** Begin RECORDED DATA **

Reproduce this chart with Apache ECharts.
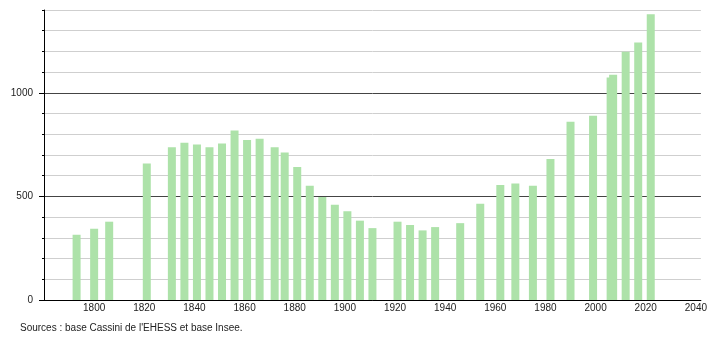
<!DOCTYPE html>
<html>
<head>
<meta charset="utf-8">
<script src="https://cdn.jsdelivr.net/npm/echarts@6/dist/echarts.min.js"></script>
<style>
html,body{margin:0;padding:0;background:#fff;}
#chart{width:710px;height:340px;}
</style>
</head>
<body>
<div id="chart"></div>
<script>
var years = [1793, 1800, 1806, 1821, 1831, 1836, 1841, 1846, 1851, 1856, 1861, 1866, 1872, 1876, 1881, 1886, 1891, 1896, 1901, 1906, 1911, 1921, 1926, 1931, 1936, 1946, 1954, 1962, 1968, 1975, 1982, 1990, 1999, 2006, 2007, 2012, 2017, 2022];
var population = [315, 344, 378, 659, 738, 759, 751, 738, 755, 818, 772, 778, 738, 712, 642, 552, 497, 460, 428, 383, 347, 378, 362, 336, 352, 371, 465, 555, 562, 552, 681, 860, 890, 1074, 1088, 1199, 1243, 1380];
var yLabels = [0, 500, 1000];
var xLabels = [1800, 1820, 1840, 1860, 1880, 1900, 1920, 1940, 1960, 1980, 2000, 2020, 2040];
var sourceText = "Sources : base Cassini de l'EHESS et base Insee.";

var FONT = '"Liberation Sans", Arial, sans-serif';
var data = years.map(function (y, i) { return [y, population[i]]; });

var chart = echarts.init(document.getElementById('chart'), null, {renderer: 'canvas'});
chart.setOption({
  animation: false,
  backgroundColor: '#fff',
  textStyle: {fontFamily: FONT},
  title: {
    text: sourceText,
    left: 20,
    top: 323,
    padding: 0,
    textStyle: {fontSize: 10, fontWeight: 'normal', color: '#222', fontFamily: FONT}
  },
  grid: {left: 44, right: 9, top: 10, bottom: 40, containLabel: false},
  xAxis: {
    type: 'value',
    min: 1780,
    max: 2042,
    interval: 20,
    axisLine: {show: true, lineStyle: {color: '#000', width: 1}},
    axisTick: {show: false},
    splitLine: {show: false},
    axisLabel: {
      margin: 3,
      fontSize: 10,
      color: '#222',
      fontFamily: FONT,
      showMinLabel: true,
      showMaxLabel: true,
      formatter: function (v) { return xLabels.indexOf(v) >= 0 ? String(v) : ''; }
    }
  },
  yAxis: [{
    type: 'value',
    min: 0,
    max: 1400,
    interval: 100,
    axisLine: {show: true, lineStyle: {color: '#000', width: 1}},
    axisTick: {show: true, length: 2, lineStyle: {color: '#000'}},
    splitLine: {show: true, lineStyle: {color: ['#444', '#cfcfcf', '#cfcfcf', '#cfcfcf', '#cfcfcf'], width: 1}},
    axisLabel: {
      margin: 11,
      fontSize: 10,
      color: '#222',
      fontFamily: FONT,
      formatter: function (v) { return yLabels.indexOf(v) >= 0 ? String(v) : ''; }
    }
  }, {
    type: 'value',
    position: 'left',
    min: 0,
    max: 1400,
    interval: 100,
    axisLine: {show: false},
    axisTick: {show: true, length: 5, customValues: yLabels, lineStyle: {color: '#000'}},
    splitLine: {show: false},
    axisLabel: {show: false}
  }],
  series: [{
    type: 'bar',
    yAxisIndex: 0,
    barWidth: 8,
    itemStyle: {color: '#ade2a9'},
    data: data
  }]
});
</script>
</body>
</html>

** End RECORDED DATA **

PROBLEM TO WORK ON
Leave out any pictures, please, and quote only the lines from the top of the data through the line that contains "var data = years.map(function".

WRITTEN ANSWER
Reproduce this chart with Apache ECharts.
<!DOCTYPE html>
<html>
<head>
<meta charset="utf-8">
<script src="https://cdn.jsdelivr.net/npm/echarts@6/dist/echarts.min.js"></script>
<style>
html,body{margin:0;padding:0;background:#fff;}
#chart{width:710px;height:340px;}
</style>
</head>
<body>
<div id="chart"></div>
<script>
var years = [1793, 1800, 1806, 1821, 1831, 1836, 1841, 1846, 1851, 1856, 1861, 1866, 1872, 1876, 1881, 1886, 1891, 1896, 1901, 1906, 1911, 1921, 1926, 1931, 1936, 1946, 1954, 1962, 1968, 1975, 1982, 1990, 1999, 2006, 2007, 2012, 2017, 2022];
var population = [315, 344, 378, 659, 738, 759, 751, 738, 755, 818, 772, 778, 738, 712, 642, 552, 497, 460, 428, 383, 347, 378, 362, 336, 352, 371, 465, 555, 562, 552, 681, 860, 890, 1074, 1088, 1199, 1243, 1380];
var yLabels = [0, 500, 1000];
var xLabels = [1800, 1820, 1840, 1860, 1880, 1900, 1920, 1940, 1960, 1980, 2000, 2020, 2040];
var sourceText = "Sources : base Cassini de l'EHESS et base Insee.";

var FONT = '"Liberation Sans", Arial, sans-serif';
var data = years.map(function (y, i) { return [y, population[i]]; });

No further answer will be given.